RIBA names architect of the National Museum of African American History and Culture recipient of its highest accolade
It’s good to find a Royal Gold Medallist with a lot more still to give, and this is emphatically true of David Adjaye, just announced as the winner of the RIBA’s supreme accolade, the Royal Gold Medal, personally approved by the monarch as it has been since it was instigated in 1848. He is just 54, and at the top of his game.
His work had the usual modest beginnings – houses for friends in what were then fringe locations, more unconventional than most because these tended to be artist chums from his days at the RCA such as Chris Ofili or his 2002 ‘Dirty House’ for Tim Noble and Sue Webster. Soon Adjaye moved on to civic buildings such as the Whitechapel ‘Ideas Store’, a new kind of public library, and the Stephen Lawrence Centre. Although commercial projects are now coming his way he has built relatively little in the UK, instead steadily expanding his practice internationally: his Peace Centre in Oslo came in 2005, and after that he began to win commissions in the USA, Moscow and more recently Africa.
His growing reputation was supercharged by his enormous competition-winning National Museum of African American History and Culture on the National Mall in Washington, DC, which opened to considerable acclaim in 2016. The challenge was immense. As our RIBAJ reviewer, Beatrice Galilee, observed at the time: ‘In the shadow of The Lincoln Memorial, the Capitol building and Maya Lin’s extraordinary Vietnam Veteran’s memorial, not to mention the White House… it is hard to overstate how much this museum is asked to do both spatially and historically in this loaded city. Among the most famous monuments of this country, this new building must try and tell a history of a people that is often so devastating that the architecture’s efforts to hold one’s gaze is fundamentally tested by the shame and sorrow that this story must be told.’

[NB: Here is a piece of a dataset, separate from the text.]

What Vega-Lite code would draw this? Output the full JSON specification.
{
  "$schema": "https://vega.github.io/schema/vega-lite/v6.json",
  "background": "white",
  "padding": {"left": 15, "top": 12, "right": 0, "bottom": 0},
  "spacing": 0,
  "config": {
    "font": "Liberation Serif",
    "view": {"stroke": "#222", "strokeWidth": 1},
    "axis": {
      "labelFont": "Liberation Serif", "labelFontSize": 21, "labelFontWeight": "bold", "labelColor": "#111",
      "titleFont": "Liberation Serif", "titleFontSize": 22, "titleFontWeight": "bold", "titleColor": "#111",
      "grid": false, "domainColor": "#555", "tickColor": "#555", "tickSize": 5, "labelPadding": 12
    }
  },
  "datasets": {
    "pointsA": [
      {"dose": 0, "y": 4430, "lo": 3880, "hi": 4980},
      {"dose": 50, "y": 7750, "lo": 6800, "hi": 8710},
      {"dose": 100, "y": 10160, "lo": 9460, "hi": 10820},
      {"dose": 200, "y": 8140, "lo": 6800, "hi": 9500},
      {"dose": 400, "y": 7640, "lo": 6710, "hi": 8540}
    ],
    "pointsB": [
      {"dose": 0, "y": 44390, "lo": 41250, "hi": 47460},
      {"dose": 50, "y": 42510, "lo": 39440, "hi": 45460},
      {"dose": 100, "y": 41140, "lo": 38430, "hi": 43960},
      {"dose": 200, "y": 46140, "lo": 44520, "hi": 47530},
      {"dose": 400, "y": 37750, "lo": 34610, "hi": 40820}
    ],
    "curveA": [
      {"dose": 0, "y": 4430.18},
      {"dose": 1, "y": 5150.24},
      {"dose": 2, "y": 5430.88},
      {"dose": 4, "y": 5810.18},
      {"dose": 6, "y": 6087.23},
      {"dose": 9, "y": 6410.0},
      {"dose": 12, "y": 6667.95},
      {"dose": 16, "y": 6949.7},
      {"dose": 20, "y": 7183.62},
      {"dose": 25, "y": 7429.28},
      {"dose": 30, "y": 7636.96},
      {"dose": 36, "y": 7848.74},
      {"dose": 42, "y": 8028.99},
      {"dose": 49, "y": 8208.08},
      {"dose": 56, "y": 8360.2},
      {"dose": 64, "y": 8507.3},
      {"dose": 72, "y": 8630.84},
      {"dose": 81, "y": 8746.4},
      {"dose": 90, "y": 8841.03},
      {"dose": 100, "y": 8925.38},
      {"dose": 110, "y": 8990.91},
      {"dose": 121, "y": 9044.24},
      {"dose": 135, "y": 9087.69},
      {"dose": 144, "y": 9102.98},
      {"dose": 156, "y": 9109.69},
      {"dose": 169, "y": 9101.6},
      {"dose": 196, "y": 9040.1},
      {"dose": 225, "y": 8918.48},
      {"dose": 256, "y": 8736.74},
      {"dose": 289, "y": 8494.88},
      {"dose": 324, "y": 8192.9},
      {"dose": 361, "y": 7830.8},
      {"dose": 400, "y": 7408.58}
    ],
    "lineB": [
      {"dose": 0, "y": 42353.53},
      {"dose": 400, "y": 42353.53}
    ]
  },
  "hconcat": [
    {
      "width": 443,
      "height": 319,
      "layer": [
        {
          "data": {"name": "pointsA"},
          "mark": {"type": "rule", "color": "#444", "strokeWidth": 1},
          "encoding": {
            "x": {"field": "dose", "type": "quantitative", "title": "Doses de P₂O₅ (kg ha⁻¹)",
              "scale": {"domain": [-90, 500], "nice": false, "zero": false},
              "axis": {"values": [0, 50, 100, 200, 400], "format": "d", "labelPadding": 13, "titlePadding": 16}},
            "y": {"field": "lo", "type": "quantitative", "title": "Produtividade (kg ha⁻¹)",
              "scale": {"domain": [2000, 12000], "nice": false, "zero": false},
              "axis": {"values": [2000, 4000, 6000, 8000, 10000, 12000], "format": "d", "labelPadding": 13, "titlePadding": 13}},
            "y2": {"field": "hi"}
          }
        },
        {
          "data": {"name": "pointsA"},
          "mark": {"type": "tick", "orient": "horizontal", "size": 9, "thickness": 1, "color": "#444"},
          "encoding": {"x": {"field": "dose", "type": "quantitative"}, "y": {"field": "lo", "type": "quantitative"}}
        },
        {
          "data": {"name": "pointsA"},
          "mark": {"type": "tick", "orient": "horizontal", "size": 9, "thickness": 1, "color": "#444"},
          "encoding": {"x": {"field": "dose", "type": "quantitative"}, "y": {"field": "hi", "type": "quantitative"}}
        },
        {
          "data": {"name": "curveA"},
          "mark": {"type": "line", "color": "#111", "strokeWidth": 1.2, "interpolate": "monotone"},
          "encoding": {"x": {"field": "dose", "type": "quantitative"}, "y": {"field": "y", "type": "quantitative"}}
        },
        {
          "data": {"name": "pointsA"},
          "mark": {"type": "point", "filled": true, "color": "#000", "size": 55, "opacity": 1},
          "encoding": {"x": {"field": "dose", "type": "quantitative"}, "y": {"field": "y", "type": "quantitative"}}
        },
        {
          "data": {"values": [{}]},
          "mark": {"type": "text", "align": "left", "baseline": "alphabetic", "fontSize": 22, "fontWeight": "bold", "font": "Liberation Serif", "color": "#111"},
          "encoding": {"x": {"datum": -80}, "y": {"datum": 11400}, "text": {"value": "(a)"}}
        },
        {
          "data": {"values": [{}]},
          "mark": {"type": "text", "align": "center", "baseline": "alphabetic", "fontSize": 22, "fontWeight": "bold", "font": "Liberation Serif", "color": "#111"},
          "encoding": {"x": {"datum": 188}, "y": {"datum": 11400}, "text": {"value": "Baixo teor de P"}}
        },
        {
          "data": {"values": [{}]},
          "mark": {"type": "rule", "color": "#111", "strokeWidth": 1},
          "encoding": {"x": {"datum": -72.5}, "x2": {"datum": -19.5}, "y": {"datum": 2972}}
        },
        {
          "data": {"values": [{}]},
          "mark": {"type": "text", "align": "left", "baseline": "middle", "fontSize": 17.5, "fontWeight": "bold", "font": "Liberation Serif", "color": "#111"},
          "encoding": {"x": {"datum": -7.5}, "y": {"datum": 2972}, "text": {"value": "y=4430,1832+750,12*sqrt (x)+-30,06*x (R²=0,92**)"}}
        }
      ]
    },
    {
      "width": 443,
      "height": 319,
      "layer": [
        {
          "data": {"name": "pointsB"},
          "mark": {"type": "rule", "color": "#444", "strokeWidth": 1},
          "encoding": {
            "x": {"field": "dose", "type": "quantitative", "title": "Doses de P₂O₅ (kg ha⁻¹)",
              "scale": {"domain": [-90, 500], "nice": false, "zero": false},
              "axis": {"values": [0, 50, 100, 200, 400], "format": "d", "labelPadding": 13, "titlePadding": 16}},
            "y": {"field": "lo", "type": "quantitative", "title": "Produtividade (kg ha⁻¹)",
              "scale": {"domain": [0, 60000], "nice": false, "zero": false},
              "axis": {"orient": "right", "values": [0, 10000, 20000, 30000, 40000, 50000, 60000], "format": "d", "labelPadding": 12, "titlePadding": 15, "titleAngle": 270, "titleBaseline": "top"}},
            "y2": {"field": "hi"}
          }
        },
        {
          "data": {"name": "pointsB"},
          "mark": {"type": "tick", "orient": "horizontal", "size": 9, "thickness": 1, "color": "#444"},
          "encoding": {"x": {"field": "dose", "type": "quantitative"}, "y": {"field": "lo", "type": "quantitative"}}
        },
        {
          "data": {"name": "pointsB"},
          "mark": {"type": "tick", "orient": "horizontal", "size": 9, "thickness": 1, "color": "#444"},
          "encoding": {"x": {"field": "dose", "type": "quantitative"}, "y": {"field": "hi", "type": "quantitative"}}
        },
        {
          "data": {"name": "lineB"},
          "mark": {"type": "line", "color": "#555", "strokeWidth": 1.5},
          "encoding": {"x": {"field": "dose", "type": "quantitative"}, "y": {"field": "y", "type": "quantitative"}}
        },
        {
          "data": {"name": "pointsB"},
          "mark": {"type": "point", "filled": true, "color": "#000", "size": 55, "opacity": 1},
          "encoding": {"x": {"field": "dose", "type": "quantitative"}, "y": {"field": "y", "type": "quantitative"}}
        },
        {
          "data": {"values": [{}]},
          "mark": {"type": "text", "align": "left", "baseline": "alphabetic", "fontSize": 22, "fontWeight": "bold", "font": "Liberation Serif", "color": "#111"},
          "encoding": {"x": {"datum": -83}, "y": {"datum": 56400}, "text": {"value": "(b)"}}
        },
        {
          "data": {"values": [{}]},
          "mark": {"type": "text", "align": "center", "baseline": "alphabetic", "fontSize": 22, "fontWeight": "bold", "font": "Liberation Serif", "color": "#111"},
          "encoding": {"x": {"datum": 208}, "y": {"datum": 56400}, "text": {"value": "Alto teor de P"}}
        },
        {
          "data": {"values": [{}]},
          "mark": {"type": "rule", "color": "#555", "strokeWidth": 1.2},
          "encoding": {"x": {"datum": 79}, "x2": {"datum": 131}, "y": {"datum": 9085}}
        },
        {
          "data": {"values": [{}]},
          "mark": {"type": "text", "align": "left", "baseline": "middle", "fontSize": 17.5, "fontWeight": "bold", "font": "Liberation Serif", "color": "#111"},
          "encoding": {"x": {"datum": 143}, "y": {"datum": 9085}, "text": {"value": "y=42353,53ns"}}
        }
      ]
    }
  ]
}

By now Adjaye was dining with the Obamas, keenly interested as they were in the progress of that building. It also sealed his knighthood, which came in the 2017 New Year Honours. He had held an OBE for services to architecture since 2007, the year after his Ideas Store was shortlisted for the Stirling Prize. As early as 1990, while still at London South Bank University, he won the RIBA Bronze Medal in that year’s President’s Medals round.
Ghanaian-British, born in Tanzania as the son of a diplomat, and a champion of the emerging economies of Africa which he has studied, photographed and published on extensively, Adjaye represents a new face of world architecture. Interviewed in the RIBA Journal in 2012, it was notable how he eschewed the rush to China as so many other established architects were doing, instead choosing to concentrate on America and Africa. Today his practice has offices in Accra, London and New York.

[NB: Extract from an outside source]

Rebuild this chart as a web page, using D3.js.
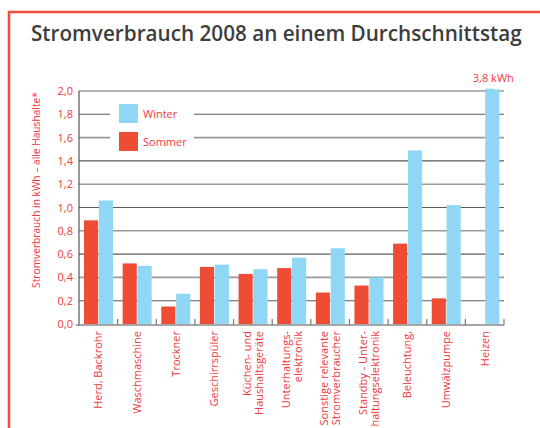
<!DOCTYPE html>
<html lang="de">
<head>
<meta charset="UTF-8">
<title>Stromverbrauch 2008</title>
<script src="https://cdn.jsdelivr.net/npm/d3@7"></script>
<style>
    body { margin: 0; background: #fff; }
    svg text { font-family: "Open Sans", "DejaVu Sans", sans-serif; }
    .title { font-size: 20.7px; font-weight: 600; fill: #3d3d3d; }
    .red-text { fill: #f0383c; font-size: 11px; }
</style>
</head>
<body>
<svg id="chart" width="540" height="428"></svg>
<script>
    // Daten
    var categories = [
        ['Herd, Backrohr'],
        ['Waschmaschine'],
        ['Trockner'],
        ['Geschirrspüler'],
        ['Küchen- und', 'Haushaltsgeräte'],
        ['Unterhaltungs-', 'elektronik'],
        ['Sonstige relevante', 'Stromverbraucher'],
        ['Standby - Unter-', 'haltungselektronik'],
        ['Beleuchtung,'],
        ['Umwälzpumpe'],
        ['Heizen']
    ]
    var sommer = [0.89, 0.52, 0.15, 0.49, 0.43, 0.48, 0.27, 0.33, 0.69, 0.22, 0]
    var winter = [1.06, 0.50, 0.26, 0.51, 0.47, 0.57, 0.65, 0.40, 1.49, 1.02, 3.8]
    var yTicks = [0, 0.2, 0.4, 0.6, 0.8, 1.0, 1.2, 1.4, 1.6, 1.8, 2.0]
    var series = ['Sommer', 'Winter']

    var red = '#ef4c36', blue = '#8fd7f5', textRed = '#f0383c'
    var plotLeft = 79, plotRight = 504, plotTop = 91, plotBottom = 324

    var svg = d3.select('#chart')

    // Rahmen
    svg.append('path')
        .attr('d', 'M9,428 V12 H540')
        .style('fill', 'none')
        .style('stroke', '#f04e3a')
        .style('stroke-width', 2.5)

    svg.append('text').attr('class', 'title')
        .attr('x', 31).attr('y', 41)
        .text('Stromverbrauch 2008 an einem Durchschnittstag')

    var x = d3.scaleBand().domain(d3.range(categories.length))
        .range([plotLeft, plotRight]).paddingInner(0).paddingOuter(0)
    var x1 = d3.scaleBand().domain(series).range([5, 34]).paddingInner(0.05)
    var y = d3.scaleLinear().domain([0, 2]).range([plotBottom, plotTop])

    // Gitterlinien
    svg.append('g').selectAll('line')
        .data(yTicks.slice(1))
        .join('line')
        .attr('x1', plotLeft).attr('x2', plotRight)
        .attr('y1', d => y(d)).attr('y2', d => y(d))
        .style('stroke', (d, i) => i % 2 ? '#9a9a9a' : '#5a5a5a')
        .style('stroke-width', (d, i) => i % 2 ? 1.6 : 1.1)

    // Y-Achse
    var yAxis = svg.append('g')
        .attr('transform', 'translate(' + plotLeft + ',0)')
        .call(d3.axisLeft(y).tickValues(yTicks).tickSize(0).tickPadding(6)
            .tickFormat(d => d3.format('.1f')(d).replace('.', ',')))
    yAxis.select('.domain').remove()
    yAxis.selectAll('text').attr('class', 'red-text').style('fill', textRed)
    yAxis.attr('font-size', null).attr('font-family', null)

    svg.append('text').attr('class', 'red-text')
        .attr('transform', 'translate(40,190) rotate(-90)')
        .style('text-anchor', 'middle')
        .style('font-size', '10.2px')
        .text('Stromverbrauch in kWh – alle Haushalte*')

    // Balken
    var groups = svg.append('g').selectAll('g')
        .data(categories.map((c, i) => ({i: i, Sommer: sommer[i], Winter: winter[i]})))
        .join('g')
        .attr('transform', d => 'translate(' + x(d.i) + ',0)')

    groups.selectAll('rect')
        .data(d => series.map(s => ({key: s, value: d[s]})))
        .join('rect')
        .attr('x', d => x1(d.key))
        .attr('width', x1.bandwidth())
        .attr('y', d => y(Math.min(d.value, 2.02)))
        .attr('height', d => y(0) - y(Math.min(d.value, 2.02)))
        .style('fill', d => d.key === 'Sommer' ? red : blue)

    // abgeschnittener Balken
    var cut = winter.length - 1
    svg.append('text').attr('class', 'red-text')
        .attr('x', x(cut) + x1('Winter') + x1.bandwidth() / 2 + 1)
        .attr('y', 82)
        .style('text-anchor', 'middle')
        .text(d3.format('.1f')(winter[cut]).replace('.', ',') + ' kWh')
    svg.append('path')
        .attr('d', 'M' + (x(cut) + x1('Winter') + 8) + ',' + (y(2.02) - 0.5) +
            ' q3,3 6,0')
        .style('fill', '#fff')

    // Achsenlinien
    svg.append('line').attr('x1', plotLeft).attr('x2', plotLeft)
        .attr('y1', plotTop).attr('y2', plotBottom + 2)
        .style('stroke', '#555').style('stroke-width', 1.2)
    svg.append('line').attr('x1', plotLeft - 3).attr('x2', plotRight)
        .attr('y1', plotBottom + 1).attr('y2', plotBottom + 1)
        .style('stroke', '#888').style('stroke-width', 1.5)
    svg.append('g').selectAll('line')
        .data(d3.range(1, categories.length + 1))
        .join('line')
        .attr('x1', d => plotLeft + d * x.step()).attr('x2', d => plotLeft + d * x.step())
        .attr('y1', plotBottom + 1).attr('y2', plotBottom - 5)
        .style('stroke', '#777').style('stroke-width', 1.2)

    // X-Beschriftung
    var xl = svg.append('g').selectAll('text')
        .data(categories)
        .join('text')
        .attr('class', 'red-text')
        .style('text-anchor', 'end')
        .attr('transform', (d, i) => 'translate(' + (x(i) + x.bandwidth() / 2 + 4 - (d.length - 1) * 6) + ',331) rotate(-90)')
    xl.selectAll('tspan')
        .data(d => d)
        .join('tspan')
        .attr('x', 0)
        .attr('dy', (d, i) => i ? 12 : 0)
        .text(d => d)

    // Legende
    svg.append('rect').attr('x', 110).attr('y', 97).attr('width', 84).attr('height', 58)
        .style('fill', '#fff')
    var legend = svg.append('g').selectAll('g')
        .data(['Winter', 'Sommer'])
        .join('g')
        .attr('transform', (d, i) => 'translate(119,' + (104 + i * 28) + ')')
    legend.append('rect').attr('width', 19).attr('height', 19)
        .style('fill', d => d === 'Sommer' ? red : blue)
    legend.append('text').attr('class', 'red-text')
        .attr('x', 24).attr('y', 14)
        .text(d => d)
</script>
</body>
</html>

The edgy smaller projects continue however: most notably in his re-imagining of the ‘Mole Man’ house in Dalston, East London, completed last year. The Mole Man was a legendary obsessive local figure, digging his endless tunnels fanning out from beneath his increasingly derelict house. It is now the home and studio of his old friend the artist Sue Webster: made safe and extended (and excavated, naturally) but left with a precarious, balanced and distressed appearance. It is as much a work of art as of architecture. This cross-disciplinary thinking is something that permeates his work: for instance he frequently collaborates with his composer brother Peter Adjaye who has written music inspired by the buildings.
From the RIBA Royal Gold Medal citation:
‘Through his work as an architect Sir David Adjaye speaks confidently across cultures, disciplines, politics and continents. His body of work is global and local, finely attuned as it reflects and responds to context and community, climate and culture….He is dedicated to communicating and creating architecture that is both personal and inspired by culture and the stories of people’s lives, realising places that offer new layers of empathy, experience and engagement.
‘His work reveals a core belief in the generative power of architecture. In a world that has become polarised he brings politics, art and science together with architecture, as he works to create a better future.
‘Adjaye is a singular and timely talent and a strong reminder of the insightful and integrative role of the architect.’
Adjaye responded:
‘It’s incredibly humbling and a great honour to have my peers recognise the work I have developed with my team and its contribution to the field over the past 25 years.
‘Architecture, for me, has always been about the creation of beauty to edify all peoples around the world equally and to contribute to the evolution of the craft. The social impact of this discipline has been and will continue to be the guiding force in the experimentation that informs my practice.
‘A heartfelt and sincere moment of gratitude and thanks to all the people who supported the journey to get to this moment.’